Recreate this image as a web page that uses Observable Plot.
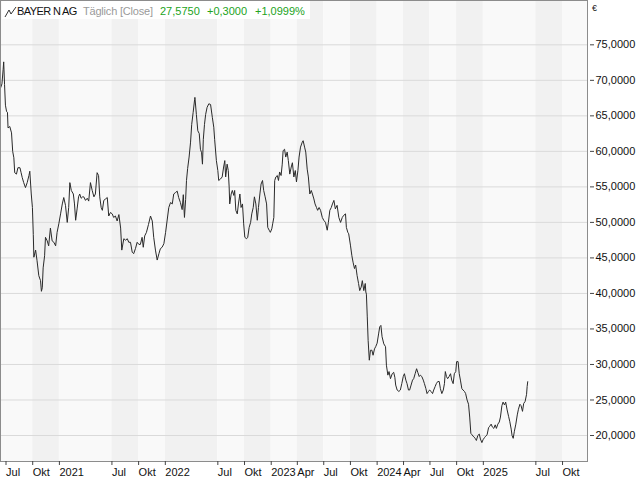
<!DOCTYPE html>
<html>
<head>
<meta charset="utf-8">
<script src="https://cdn.jsdelivr.net/npm/d3@7"></script>
<script src="https://cdn.jsdelivr.net/npm/@observablehq/plot@0.6"></script>
<style>
  html, body { margin: 0; padding: 0; background: #fff; }
  #wrap { position: relative; width: 640px; height: 480px; font-family: "Liberation Sans", Arial, sans-serif; }
  #title { position: absolute; left: 2px; top: 1px; width: 308px; height: 18px; background: #fff; font-size: 11px; }
  #title span { position: absolute; top: 5px; line-height: 11px; white-space: nowrap; }
  #title svg { position: absolute; left: 2px; top: 5px; }
  #euro { position: absolute; left: 592px; top: 4px; font-size: 9px; line-height: 9px; color: #222; }
</style>
</head>
<body>
<div id="wrap">
  <div id="chart"></div>
  <div id="title">
    <svg width="13" height="12" viewBox="0 0 13 12"><polyline points="1,11 5,4 7,8 12,1" fill="none" stroke="#333" stroke-width="1"/></svg>
    <span id="tName" style="left:15px;color:#111;letter-spacing:-0.6px"></span>
    <span id="tMode" style="left:81px;color:#9a9a9a;letter-spacing:-0.2px"></span>
    <span id="tLast" style="left:158px;color:#22a322"></span>
    <span id="tChg" style="left:205px;color:#22a322"></span>
    <span id="tPct" style="left:253px;color:#22a322"></span>
  </div>
  <div id="euro">€</div>
</div>
<script>
// ---- Header texts ----
const titleName = "BAYER N AG";
const titleMode = "Täglich [Close]";
const lastPrice = "27,5750";
const change = "+0,3000";
const changePct = "+1,0999%";

// ---- Axis ticks ----
const yTicks = [20, 25, 30, 35, 40, 45, 50, 55, 60, 65, 70, 75];
const xTickDates = ["2020-07-01","2020-10-01","2021-01-01","2021-07-01","2021-10-01","2022-01-01","2022-07-01","2022-10-01","2023-01-01","2023-04-01","2023-07-01","2023-10-01","2024-01-01","2024-04-01","2024-07-01","2024-10-01","2025-01-01","2025-07-01","2025-10-01"];
const xTickLabels = ["Jul","Okt","2021","Jul","Okt","2022","Jul","Okt","2023","Apr","Jul","Okt","2024","Apr","Jul","Okt","2025","Jul","Okt"];
const xDomain = ["2020-06-12", "2025-12-26"];
const yDomain = [16.34, 81.24];

// ---- Daily close (EUR) ----
const close2020 = [["2020-06-12",68.9],["2020-06-17",69.5],["2020-06-21",71.5],["2020-06-23",72.6],["2020-06-26",69.4],["2020-06-29",66.5],["2020-07-03",65.6],["2020-07-06",65.5],["2020-07-08",63.3],["2020-07-14",63.5],["2020-07-20",62.6],["2020-07-24",60.0],["2020-07-28",59.1],["2020-07-31",57.0],["2020-08-06",56.8],["2020-08-11",57.7],["2020-08-18",57.7],["2020-08-22",57.0],["2020-08-26",56.3],["2020-08-31",55.6],["2020-09-06",54.9],["2020-09-12",55.6],["2020-09-18",56.6],["2020-09-21",57.2],["2020-09-26",54.0],["2020-09-30",52.1],["2020-10-03",48.3],["2020-10-05",45.1],["2020-10-11",46.1],["2020-10-16",44.6],["2020-10-22",42.5],["2020-10-28",41.8],["2020-10-31",40.3],["2020-11-03",40.8],["2020-11-06",43.6],["2020-11-11",45.3],["2020-11-14",47.9],["2020-11-20",47.4],["2020-11-25",46.7],["2020-12-01",49.2],["2020-12-07",47.4],["2020-12-13",47.2],["2020-12-19",46.7],["2020-12-24",48.6],["2020-12-30",49.8]];
const close2021 = [["2021-01-05",51.2],["2021-01-11",52.6],["2021-01-16",53.5],["2021-01-22",52.4],["2021-01-28",50.0],["2021-02-02",52.1],["2021-02-06",55.6],["2021-02-11",54.5],["2021-02-18",54.0],["2021-02-22",52.6],["2021-02-26",50.3],["2021-03-03",51.9],["2021-03-08",53.6],["2021-03-12",54.0],["2021-03-17",53.4],["2021-03-22",53.6],["2021-03-26",53.6],["2021-04-01",53.1],["2021-04-07",53.4],["2021-04-12",53.0],["2021-04-18",55.6],["2021-04-24",54.5],["2021-04-30",53.6],["2021-05-05",54.0],["2021-05-11",57.0],["2021-05-16",56.6],["2021-05-20",53.6],["2021-05-25",52.1],["2021-05-29",51.7],["2021-06-03",53.1],["2021-06-09",53.3],["2021-06-15",53.5],["2021-06-20",50.9],["2021-06-26",51.4],["2021-07-02",51.2],["2021-07-07",50.7],["2021-07-13",50.9],["2021-07-19",50.2],["2021-07-25",51.1],["2021-07-31",49.2],["2021-08-04",46.1],["2021-08-11",47.7],["2021-08-17",47.5],["2021-08-23",47.7],["2021-08-28",47.2],["2021-09-03",47.2],["2021-09-09",45.8],["2021-09-14",45.6],["2021-09-20",46.3],["2021-09-26",47.2],["2021-10-02",46.9],["2021-10-07",46.9],["2021-10-13",47.9],["2021-10-17",46.5],["2021-10-22",48.1],["2021-10-28",48.6],["2021-11-04",49.7],["2021-11-11",50.9],["2021-11-17",50.2],["2021-11-22",47.9],["2021-11-28",46.1],["2021-12-04",44.7],["2021-12-10",45.6],["2021-12-15",46.3],["2021-12-21",46.5],["2021-12-27",47.0]];
const close2022 = [["2022-01-02",48.6],["2022-01-07",50.2],["2022-01-13",52.1],["2022-01-19",52.8],["2022-01-25",52.6],["2022-01-30",54.0],["2022-02-05",54.2],["2022-02-11",54.4],["2022-02-16",53.5],["2022-02-22",52.8],["2022-02-28",51.8],["2022-03-04",53.9],["2022-03-08",50.7],["2022-03-12",53.2],["2022-03-15",55.9],["2022-03-19",57.6],["2022-03-24",59.2],["2022-03-29",61.3],["2022-04-02",63.8],["2022-04-07",65.5],["2022-04-12",67.3],["2022-04-13",67.6],["2022-04-18",65.2],["2022-04-23",62.9],["2022-04-28",62.5],["2022-05-02",60.3],["2022-05-06",59.8],["2022-05-09",58.2],["2022-05-12",61.7],["2022-05-16",63.8],["2022-05-20",65.2],["2022-05-25",66.2],["2022-05-31",66.7],["2022-06-06",66.6],["2022-06-12",64.8],["2022-06-17",63.4],["2022-06-20",61.7],["2022-06-26",58.7],["2022-07-01",57.3],["2022-07-04",55.9],["2022-07-10",56.1],["2022-07-16",56.4],["2022-07-21",57.8],["2022-07-25",58.7],["2022-07-28",56.4],["2022-08-02",58.2],["2022-08-06",57.3],["2022-08-09",55.0],["2022-08-11",52.6],["2022-08-16",54.0],["2022-08-20",54.5],["2022-08-25",53.8],["2022-08-28",54.5],["2022-09-01",51.7],["2022-09-06",51.2],["2022-09-10",52.6],["2022-09-15",54.0],["2022-09-19",52.1],["2022-09-24",52.6],["2022-09-28",49.8],["2022-10-02",47.9],["2022-10-08",47.7],["2022-10-12",47.9],["2022-10-17",49.3],["2022-10-22",50.0],["2022-10-26",51.2],["2022-10-31",52.1],["2022-11-04",53.6],["2022-11-09",52.6],["2022-11-14",50.3],["2022-11-18",52.1],["2022-11-23",54.0],["2022-11-27",55.4],["2022-12-02",55.9],["2022-12-06",54.5],["2022-12-11",53.6],["2022-12-16",52.6],["2022-12-20",49.3],["2022-12-25",48.9],["2022-12-29",48.6]];
const close2023 = [["2023-01-03",49.1],["2023-01-06",49.8],["2023-01-10",50.7],["2023-01-13",55.9],["2023-01-17",56.4],["2023-01-22",56.6],["2023-01-26",55.9],["2023-01-30",57.1],["2023-02-04",56.6],["2023-02-08",58.2],["2023-02-11",60.1],["2023-02-16",60.3],["2023-02-20",59.2],["2023-02-25",59.9],["2023-03-01",58.7],["2023-03-06",56.8],["2023-03-11",57.8],["2023-03-15",58.4],["2023-03-20",56.4],["2023-03-25",57.3],["2023-03-29",55.7],["2023-04-03",57.3],["2023-04-07",59.2],["2023-04-12",60.6],["2023-04-18",61.3],["2023-04-21",61.5],["2023-04-26",60.6],["2023-04-30",59.9],["2023-05-05",57.5],["2023-05-09",56.4],["2023-05-14",54.0],["2023-05-19",54.5],["2023-05-23",54.0],["2023-05-28",53.3],["2023-06-01",52.6],["2023-06-06",52.1],["2023-06-10",51.7],["2023-06-15",52.1],["2023-06-20",51.7],["2023-06-26",50.7],["2023-07-01",50.3],["2023-07-07",50.0],["2023-07-13",48.9],["2023-07-17",50.0],["2023-07-22",51.7],["2023-07-27",52.1],["2023-07-31",52.6],["2023-08-05",53.1],["2023-08-10",51.9],["2023-08-16",52.4],["2023-08-22",50.7],["2023-08-28",50.0],["2023-09-03",50.7],["2023-09-08",51.0],["2023-09-14",51.2],["2023-09-17",49.3],["2023-09-22",48.6],["2023-09-25",48.4],["2023-10-01",46.8],["2023-10-06",45.3],["2023-10-10",44.4],["2023-10-15",43.5],["2023-10-19",44.0],["2023-10-24",42.5],["2023-10-29",41.4],["2023-11-02",40.4],["2023-11-07",40.9],["2023-11-11",41.8],["2023-11-16",40.4],["2023-11-21",41.4],["2023-11-23",40.2],["2023-11-25",39.9],["2023-11-28",36.7],["2023-12-01",33.4],["2023-12-05",30.6],["2023-12-09",32.0],["2023-12-14",32.0],["2023-12-18",31.3],["2023-12-23",32.2],["2023-12-27",32.5]];
const close2024 = [["2024-01-01",33.0],["2024-01-06",34.3],["2024-01-10",35.3],["2024-01-14",35.5],["2024-01-18",33.9],["2024-01-24",32.9],["2024-01-30",32.5],["2024-02-02",29.9],["2024-02-07",28.5],["2024-02-11",29.0],["2024-02-16",28.0],["2024-02-22",28.7],["2024-02-27",28.9],["2024-03-02",28.2],["2024-03-05",27.1],["2024-03-10",26.4],["2024-03-16",26.2],["2024-03-21",26.4],["2024-03-26",27.3],["2024-03-31",28.3],["2024-04-04",28.7],["2024-04-09",27.8],["2024-04-13",27.3],["2024-04-18",26.4],["2024-04-22",26.4],["2024-04-27",27.1],["2024-05-02",27.8],["2024-05-06",28.0],["2024-05-11",28.7],["2024-05-16",29.4],["2024-05-20",28.9],["2024-05-25",28.3],["2024-05-29",28.5],["2024-06-03",28.3],["2024-06-08",27.8],["2024-06-12",27.3],["2024-06-17",26.6],["2024-06-21",25.9],["2024-06-26",26.2],["2024-06-30",26.4],["2024-07-05",26.2],["2024-07-10",25.9],["2024-07-14",26.4],["2024-07-19",26.9],["2024-07-23",27.3],["2024-07-28",27.6],["2024-08-02",27.6],["2024-08-06",26.6],["2024-08-11",25.9],["2024-08-16",26.4],["2024-08-20",27.3],["2024-08-23",29.0],["2024-08-27",28.3],["2024-08-31",28.0],["2024-09-05",28.3],["2024-09-10",28.7],["2024-09-14",27.8],["2024-09-19",27.3],["2024-09-23",28.7],["2024-09-28",29.0],["2024-10-01",30.4],["2024-10-06",30.4],["2024-10-10",28.7],["2024-10-14",27.8],["2024-10-19",26.6],["2024-10-23",26.4],["2024-10-28",26.2],["2024-11-01",25.9],["2024-11-06",25.0],["2024-11-11",24.4],["2024-11-15",22.6],["2024-11-19",20.3],["2024-11-23",20.1],["2024-11-29",19.8],["2024-12-04",19.6],["2024-12-08",19.3],["2024-12-13",20.0],["2024-12-18",20.2],["2024-12-22",19.5],["2024-12-27",19.0],["2024-12-31",19.4]];
const close2025 = [["2025-01-05",19.7],["2025-01-09",19.9],["2025-01-14",20.1],["2025-01-19",21.1],["2025-01-23",21.3],["2025-01-28",21.6],["2025-02-01",21.2],["2025-02-06",21.0],["2025-02-11",21.5],["2025-02-15",21.0],["2025-02-20",21.6],["2025-02-25",21.9],["2025-03-01",22.6],["2025-03-06",24.2],["2025-03-10",24.7],["2025-03-15",24.3],["2025-03-19",24.7],["2025-03-24",23.6],["2025-03-29",22.7],["2025-04-02",22.0],["2025-04-07",20.9],["2025-04-10",20.0],["2025-04-14",19.6],["2025-04-18",20.6],["2025-04-23",21.6],["2025-04-28",22.9],["2025-05-02",23.7],["2025-05-07",24.4],["2025-05-11",24.2],["2025-05-16",23.4],["2025-05-20",24.5],["2025-05-25",24.8],["2025-05-30",25.8],["2025-06-01",26.9],["2025-06-03",27.575]];

// ---- build table ----
const series = [...close2020, ...close2021, ...close2022, ...close2023, ...close2024, ...close2025]
  .map(([d, v]) => ({date: new Date(d), close: v}));

const tickDates = xTickDates.map(d => new Date(d));
const labelOf = new Map(tickDates.map((d, i) => [+d, xTickLabels[i]]));
const bounds = [new Date(xDomain[0]), ...tickDates, new Date(xDomain[1])];
const bands = d3.pairs(bounds).map(([a, b], j) => ({
  x1: a, x2: b, shade: j === 0 ? "light" : ((j - 1) % 2 === 0 ? "light" : "dark")
}));

document.getElementById("tName").textContent = titleName;
document.getElementById("tMode").textContent = titleMode;
document.getElementById("tLast").textContent = lastPrice;
document.getElementById("tChg").textContent = change;
document.getElementById("tPct").textContent = changePct;

const fmtY = d => d.toFixed(4).replace(".", ",");

const chart = Plot.plot({
  width: 640,
  height: 480,
  marginLeft: 0,
  marginRight: 53,
  marginTop: 0,
  marginBottom: 19,
  style: {fontFamily: "'Liberation Sans', Arial, sans-serif", fontSize: "11px", background: "#fff", color: "#111"},
  x: {type: "utc", domain: xDomain.map(d => new Date(d)), axis: null},
  y: {domain: yDomain, axis: null},
  marks: [
    Plot.rect(bands, {x1: "x1", x2: "x2", fill: d => d.shade === "light" ? "#f9f9f9" : "#f1f1f1"}),
    Plot.ruleY(yTicks, {stroke: "#dadada", strokeWidth: 1}),
    Plot.line(series, {x: "date", y: "close", stroke: "#2a2a2a", strokeWidth: 1}),
    Plot.frame({stroke: "#8c8c8c"}),
    Plot.axisY(yTicks, {anchor: "right", label: null, tickSize: 4, dx: 2, tickPadding: 2, tickFormat: fmtY, stroke: "#444", fill: "#111", fontSize: 11}),
    Plot.axisX(tickDates, {anchor: "bottom", label: null, tickSize: 4, tickPadding: 3, tickFormat: d => labelOf.get(+d), textAnchor: "start", dx: 0, stroke: "#444", fill: "#111", fontSize: 11})
  ]
});
document.getElementById("chart").appendChild(chart);
</script>
</body>
</html>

----

— Given exercise —
Every line from the top of the material above through the line with "const yDomain = [16.34, 81.24];" should be duplicated exactly, please; leave out the pictures.

— Solution —
Recreate this image as a web page that uses Observable Plot.
<!DOCTYPE html>
<html>
<head>
<meta charset="utf-8">
<script src="https://cdn.jsdelivr.net/npm/d3@7"></script>
<script src="https://cdn.jsdelivr.net/npm/@observablehq/plot@0.6"></script>
<style>
  html, body { margin: 0; padding: 0; background: #fff; }
  #wrap { position: relative; width: 640px; height: 480px; font-family: "Liberation Sans", Arial, sans-serif; }
  #title { position: absolute; left: 2px; top: 1px; width: 308px; height: 18px; background: #fff; font-size: 11px; }
  #title span { position: absolute; top: 5px; line-height: 11px; white-space: nowrap; }
  #title svg { position: absolute; left: 2px; top: 5px; }
  #euro { position: absolute; left: 592px; top: 4px; font-size: 9px; line-height: 9px; color: #222; }
</style>
</head>
<body>
<div id="wrap">
  <div id="chart"></div>
  <div id="title">
    <svg width="13" height="12" viewBox="0 0 13 12"><polyline points="1,11 5,4 7,8 12,1" fill="none" stroke="#333" stroke-width="1"/></svg>
    <span id="tName" style="left:15px;color:#111;letter-spacing:-0.6px"></span>
    <span id="tMode" style="left:81px;color:#9a9a9a;letter-spacing:-0.2px"></span>
    <span id="tLast" style="left:158px;color:#22a322"></span>
    <span id="tChg" style="left:205px;color:#22a322"></span>
    <span id="tPct" style="left:253px;color:#22a322"></span>
  </div>
  <div id="euro">€</div>
</div>
<script>
// ---- Header texts ----
const titleName = "BAYER N AG";
const titleMode = "Täglich [Close]";
const lastPrice = "27,5750";
const change = "+0,3000";
const changePct = "+1,0999%";

// ---- Axis ticks ----
const yTicks = [20, 25, 30, 35, 40, 45, 50, 55, 60, 65, 70, 75];
const xTickDates = ["2020-07-01","2020-10-01","2021-01-01","2021-07-01","2021-10-01","2022-01-01","2022-07-01","2022-10-01","2023-01-01","2023-04-01","2023-07-01","2023-10-01","2024-01-01","2024-04-01","2024-07-01","2024-10-01","2025-01-01","2025-07-01","2025-10-01"];
const xTickLabels = ["Jul","Okt","2021","Jul","Okt","2022","Jul","Okt","2023","Apr","Jul","Okt","2024","Apr","Jul","Okt","2025","Jul","Okt"];
const xDomain = ["2020-06-12", "2025-12-26"];
const yDomain = [16.34, 81.24];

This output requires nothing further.